Find the equation of the line that contains the point
P(−3, 3)
and is perpendicular to the graph of
2x + 4y = −3.
I got y=-2x+3/2 but it keeps saying that I'm doing it wrong.
2x+4y=-3 has slope -1/2
your line must then have slope 2, not -2.
y = 2x+9
To find the equation of a line perpendicular to a given line, we need to determine the slope of the given line first. The slope of the given line can be found by rearranging the equation into slope-intercept form (y = mx + b), where m represents the slope.
Given: 2x + 4y = -3
Rearranging the equation, we isolate y:
4y = -2x - 3
y = (-2/4)x - (3/4)
y = (-1/2)x - (3/4)
The slope of the given line is -1/2.
Since we want to find the equation of a line that is perpendicular to this line, we need to find the negative reciprocal of the slope. The negative reciprocal of -1/2 is 2/1 or simply 2.
Now that we have the slope of our desired line, we can use the point-slope form of a linear equation y - y1 = m(x - x1), where (x1, y1) represents the coordinates of the given point P(-3, 3).

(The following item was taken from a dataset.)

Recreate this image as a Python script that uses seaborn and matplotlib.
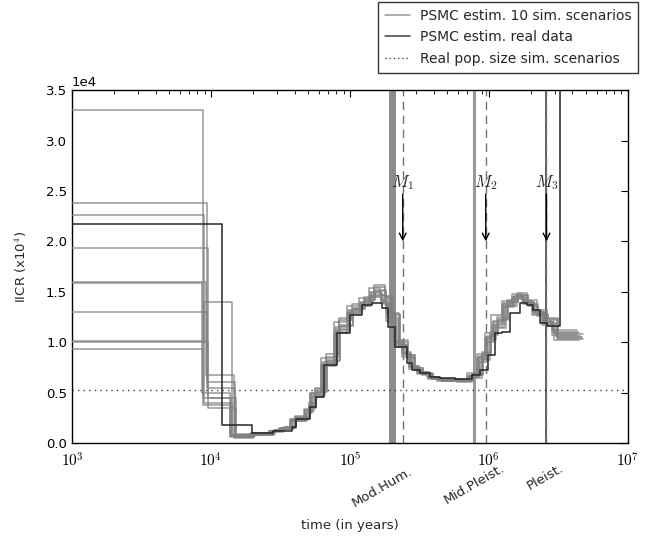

Plugging in the values, we get:
y - 3 = 2(x - (-3))
y - 3 = 2(x + 3)
y - 3 = 2x + 6
Now, let's rearrange the equation to get it in slope-intercept form by isolating y:
y = 2x + 6 + 3
y = 2x + 9
Therefore, the correct equation for the line that contains point P(-3,3) and is perpendicular to the graph of 2x + 4y = -3 is y = 2x + 9.